After two interesting evening training sessions for Luciano Spalletti’s AS Roma at Harvard’s Ohiri Field, Tuesday evening’s session had some reoccurring exercises from Monday and work on set pieces.

One development worth mentioning however for AS Roma supporters, all four players who competed at the Euros, Daniele De Rossi, Alessandro Florenzi, Stephen El Shaarawy and Radja Nainggolan, participated in the full training session with the main group. It was the first time they had done so in the evening session since arriving in Boston. The previous two nights they all dropped out early and did some running off on one side of the field.
The session began similar to the previous evening, with some juggling and no formal warm-up, before going into a 12v12 exercise. The pace of this exercise was not done at full intensity, same as Monday evening, so this may have been serving the purposes of a warm-up, albeit a more intricate one! At least some of the players did also walk from the hotel to the training ground, a distance of just over half a mile.
The 12v12 exercise once again involved two teams, with an extra center forward each as the twelfth player, playing combination passes simultaneously up opposite sides of the field. The field was again split vertically down the middle with cones and the ball and players involved had to stay on the same side of the field the play started on. Area was the width of the field and the goals were at the tops of the penalty areas.
Once again, they utilized several different combination patterns, like on Monday, but the two constants were the ball from the keeper was always to the holding mid and the winger always wound up checking into the half space from a wide position. One twist on Tuesday from Monday was the center mid moving into the fullback space and that served as the trigger for the fullback to push up the touchline and eventually put the ball into the center forward from a wide position. The crosses to the center forward were once again mostly played into feet and kept on the ground, high crosses were rare whether it was meant for Edin Dzeko or Totti.
This covered the first thirty minutes of the session. The next thirty minutes involved the two teams splitting up. One group worked on attacking right sided corners, while the other worked on attacking set pieces from about 30-35 yards out. After fifteen minutes, the groups switched.
For the attacking set pieces exercise, four plastic men held the offside line at the top of the penalty area.

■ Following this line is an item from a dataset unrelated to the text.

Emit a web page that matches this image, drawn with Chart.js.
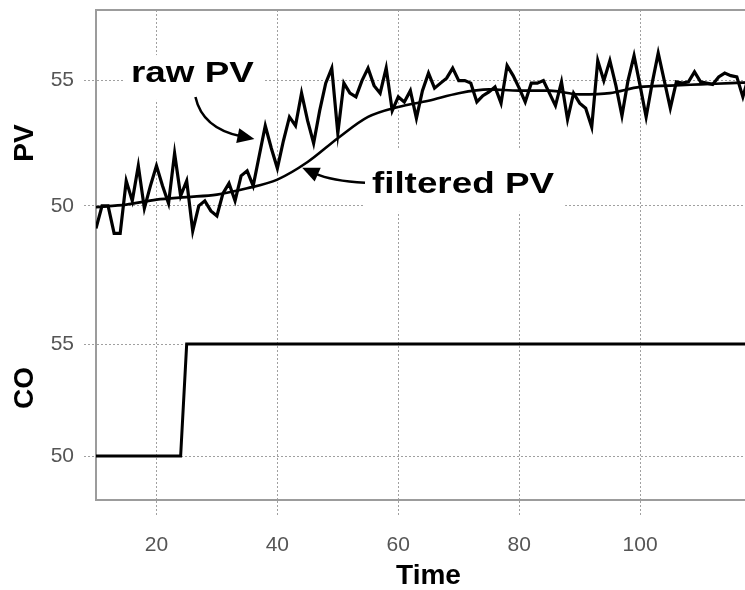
<!DOCTYPE html>
<html>
<head>
<meta charset="utf-8">
<script src="https://cdn.jsdelivr.net/npm/chart.js@4/dist/chart.umd.min.js"></script>
<style>
    html, body { margin: 0; padding: 0; background: #fff; overflow: hidden; }
    #wrap { width: 770px; height: 590px; position: relative; }
</style>
</head>
<body>
<div id="wrap"><canvas id="grafico"></canvas></div>
<script>
// valores
const rawTime = [
    10, 11, 12, 13, 14, 15, 16, 17, 18, 19,
    20, 21, 22, 23, 24, 25, 26, 27, 28, 29,
    30, 31, 32, 33, 34, 35, 36, 37, 38, 39,
    40, 41, 42, 43, 44, 45, 46, 47, 48, 49,
    50, 51, 52, 53, 54, 55, 56, 57, 58, 59,
    60, 61, 62, 63, 64, 65, 66, 67, 68, 69,
    70, 71, 72, 73, 74, 75, 76, 77, 78, 79,
    80, 81, 82, 83, 84, 85, 86, 87, 88, 89,
    90, 91, 92, 93, 94, 95, 96, 97, 98, 99,
    100, 101, 102, 103, 104, 105, 106, 107, 108, 109,
    110, 111, 112, 113, 114, 115, 116, 117, 118, 119, 120
];
const rawPV = [
    49.1, 50.0, 50.0, 48.9, 48.9, 51.0, 50.2, 51.6, 49.9, 50.8,
    51.6, 50.8, 50.1, 52.1, 50.4, 51.0, 49.0, 50.0, 50.2, 49.8,
    49.6, 50.5, 50.9, 50.2, 51.2, 51.4, 50.8, 52.0, 53.2, 52.3,
    51.5, 52.6, 53.55, 53.2, 54.5, 53.4, 52.5, 53.8, 54.9, 55.5,
    52.9, 54.9, 54.5, 54.35, 55.0, 55.5, 54.8, 54.5, 55.5, 53.8,
    54.35, 54.15, 54.6, 53.5, 54.6, 55.3, 54.7, 54.9, 55.1, 55.5,
    55.0, 55.0, 54.9, 54.15, 54.4, 54.55, 54.75, 54.1, 55.6, 55.2,
    54.7, 54.15, 54.9, 54.9, 55.0, 54.5, 54.0, 54.95, 53.45, 54.5,
    54.1, 53.9, 53.15, 55.8, 55.0, 55.8, 54.8, 53.6, 55.0, 56.0,
    54.8, 53.55, 54.9, 56.1, 55.0, 53.9, 54.95, 54.9, 54.95, 55.35,
    54.95, 54.9, 54.85, 55.15, 55.3, 55.2, 55.15, 54.35, 55.2, 55.0, 54.9
];
const filtTime = [10, 15, 20, 25, 30, 35, 40, 45, 50, 55, 60, 65, 70, 75, 80, 85, 90, 95, 100, 105, 110, 115, 120];
const filtPV = [49.95, 50.05, 50.25, 50.35, 50.45, 50.7, 51.05, 51.75, 52.7, 53.55, 53.95, 54.2, 54.5, 54.65, 54.6, 54.6, 54.45, 54.5, 54.75, 54.8, 54.85, 54.9, 54.95];
const coTime = [10, 24, 25, 120];
const coValues = [50, 50, 55, 55];
const xTicks = [20, 40, 60, 80, 100];
const pvTicks = [50, 55];
const coTicks = [50, 55];

function toPoints(xs, ys) {
    return xs.map(function (x, i) { return { x: x, y: ys[i] }; });
}

const gridColor = '#a0a0a0';
const frameColor = '#9c9c9c';
const tickFont = { family: "'Liberation Sans', Arial, sans-serif", size: 21 };
const titleFont = { family: "'Liberation Sans', Arial, sans-serif", size: 28, weight: 'bold', lineHeight: 1 };

// caixas de texto e setas (posições em unidades dos eixos)
const notes = [
    { text: 'raw PV', x: 25.95, y: 55.27, box: [14.5, 37.7, 56.02, 54.23],
      arrow: [[26.45, 54.35], [27.6, 53.1], [36.2, 52.67]] },
    { text: 'filtered PV', x: 70.7, y: 50.84, box: [54.2, 87.6, 52.23, 49.76],
      arrow: [[54.5, 50.92], [49.0, 51.0], [44.1, 51.52]] }
];

const annotations = {
    id: 'annotations',
    beforeDatasetsDraw(chart) {
        const ctx = chart.ctx;
        const xs = chart.scales.x, ys = chart.scales.yPV;
        ctx.save();
        ctx.fillStyle = '#fff';
        notes.forEach(function (n) {
            const x1 = xs.getPixelForValue(n.box[0]), x2 = xs.getPixelForValue(n.box[1]);
            const y1 = ys.getPixelForValue(n.box[2]), y2 = ys.getPixelForValue(n.box[3]);
            ctx.fillRect(x1, y1, x2 - x1, y2 - y1);
        });
        ctx.restore();
    },
    afterDatasetsDraw(chart) {
        const ctx = chart.ctx;
        const xs = chart.scales.x, ys = chart.scales.yPV;
        ctx.save();
        notes.forEach(function (n) {
            // texto esticado na horizontal como no original
            ctx.save();
            ctx.translate(xs.getPixelForValue(n.x), ys.getPixelForValue(n.y));
            ctx.scale(1.27, 1);
            ctx.font = "bold 29px 'Liberation Sans', Arial, sans-serif";
            ctx.fillStyle = '#000';
            ctx.textAlign = 'center';
            ctx.textBaseline = 'middle';
            ctx.fillText(n.text, 0, 0);
            ctx.restore();

            const p = n.arrow.map(function (a) { return [xs.getPixelForValue(a[0]), ys.getPixelForValue(a[1])]; });
            const ang = Math.atan2(p[2][1] - p[1][1], p[2][0] - p[1][0]);
            const headLen = 17, headW = 7.5;
            const bx = p[2][0] - Math.cos(ang) * headLen * 0.8;
            const by = p[2][1] - Math.sin(ang) * headLen * 0.8;
            ctx.strokeStyle = '#000';
            ctx.lineWidth = 2.5;
            ctx.beginPath();
            ctx.moveTo(p[0][0], p[0][1]);
            ctx.quadraticCurveTo(p[1][0], p[1][1], bx, by);
            ctx.stroke();
            ctx.fillStyle = '#000';
            ctx.beginPath();
            ctx.moveTo(p[2][0], p[2][1]);
            ctx.lineTo(p[2][0] - Math.cos(ang) * headLen - Math.sin(ang) * headW,
                       p[2][1] - Math.sin(ang) * headLen + Math.cos(ang) * headW);
            ctx.lineTo(p[2][0] - Math.cos(ang) * headLen + Math.sin(ang) * headW,
                       p[2][1] - Math.sin(ang) * headLen - Math.cos(ang) * headW);
            ctx.closePath();
            ctx.fill();
        });
        ctx.restore();
    }
};

// borda de cima da área do gráfico
const topFrame = {
    id: 'topFrame',
    afterDraw(chart) {
        const a = chart.chartArea, ctx = chart.ctx;
        ctx.save();
        ctx.strokeStyle = frameColor;
        ctx.lineWidth = 2;
        ctx.beginPath();
        ctx.moveTo(a.left - 1, a.top);
        ctx.lineTo(a.right, a.top);
        ctx.stroke();
        ctx.restore();
    }
};

function yScale(ticksList, min, max, weight, title) {
    return {
        type: 'linear',
        position: 'left',
        stack: 'panels',
        stackWeight: weight,
        min: min,
        max: max,
        afterBuildTicks: function (s) { s.ticks = ticksList.map(function (v) { return { value: v }; }); },
        afterFit: function (s) { s.width = 96; s.paddingTop = 0; s.paddingBottom = 0; },
        grid: { color: gridColor, lineWidth: 1, tickLength: 12, tickBorderDash: [2, 2] },
        border: { display: true, color: frameColor, width: 2, dash: [2, 2] },
        ticks: { font: tickFont, color: '#555', padding: 10 },
        title: { display: true, text: title, font: titleFont, color: '#000', padding: { top: 11, bottom: 0 } }
    };
}

const ctx = document.getElementById('grafico').getContext('2d');
new Chart(ctx, {
    type: 'line',
    data: {
        datasets: [
            { label: 'raw PV', data: toPoints(rawTime, rawPV), yAxisID: 'yPV',
              borderColor: '#000', borderWidth: 3.2, pointRadius: 0, tension: 0 },
            { label: 'filtered PV', data: toPoints(filtTime, filtPV), yAxisID: 'yPV',
              borderColor: '#000', borderWidth: 2.6, pointRadius: 0, cubicInterpolationMode: 'monotone' },
            { label: 'CO', data: toPoints(coTime, coValues), yAxisID: 'yCO',
              borderColor: '#000', borderWidth: 3, pointRadius: 0, tension: 0 }
        ]
    },
    options: {
        responsive: true,
        maintainAspectRatio: false,
        animation: false,
        layout: { padding: { top: 10, right: 9, left: 0, bottom: 0 } },
        plugins: {
            legend: { display: false },
            tooltip: { enabled: false }
        },
        scales: {
            x: {
                type: 'linear',
                min: 10,
                max: 120,
                afterBuildTicks: function (s) { s.ticks = xTicks.map(function (v) { return { value: v }; }); },
                afterFit: function (s) { s.height = 90; },
                grid: { color: gridColor, lineWidth: 1, tickLength: 16, tickBorderDash: [2, 2] },
                border: { display: true, color: frameColor, width: 2, dash: [2, 2] },
                ticks: { font: tickFont, color: '#555', padding: 17, maxRotation: 0 },
                title: { display: true, text: 'Time', font: titleFont, color: '#000', padding: { top: 0, bottom: 0 } }
            },
            yCO: yScale(coTicks, 48.04, 58.04, 224, 'CO'),
            yPV: yScale(pvTicks, 47.2, 57.82, 266, 'PV')
        }
    },
    plugins: [annotations, topFrame]
});
</script>
</body>
</html>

Two attackers would stand offside and four would run into the penalty area off the free kick delivery. The two offsides players would check back, one coming all the way out by himself about 7-8 yards past the wall and the other checked his run when he met the onrushing players and crashed back into the penalty area with them.
The corner kick group worked only on the right side with a couple variants of attack. One was a short corner routine and the other was predicated on a player coming out of the six yard box towards the corner to take a ball into feet and then laying it off to the corner kick taker to put the ball in. Only thing of interest here was Totti got frustrated with his balls into the six yard box. He seemingly, again language barrier makes this difficult to asses, initially didn’t like the return ball he was getting to set him up and then was just frustrated as his service was a bit off.
The two groups then came back together and finished with a 11v11 half field game and the extra goalkeepers did some work catching crosses in the opposite goal. The session ended around 7:00pm as a group of VIPs was brought down to the field to meet the players.
Today instead of training, AS Roma arranged two friendlies against local sides with half the squad slated to play in each. The morning match was against a FC Bolts team from the Premier Development League, the fourth division of US soccer, which Roma ran out 5-1 winners.
Spalletti was quoted before the trip expressing some disappointment over only having one field with which to train. He said sometimes it was necessary to train different “departments” on separate pitches but that they would adapt and tighten the spaces for training. That raises the question of how Spalletti may have done some of the team’s work differently if he had two full fields instead of one. The goalkeepers did on one night jump over to an adjoining unlined field to work on punts and goalkicks, however.
Anyway, whether all the methods used were a matter of preference or necessity by Spalletti this week, it has been a delight to take in the training of such a high profile Club as AS Roma.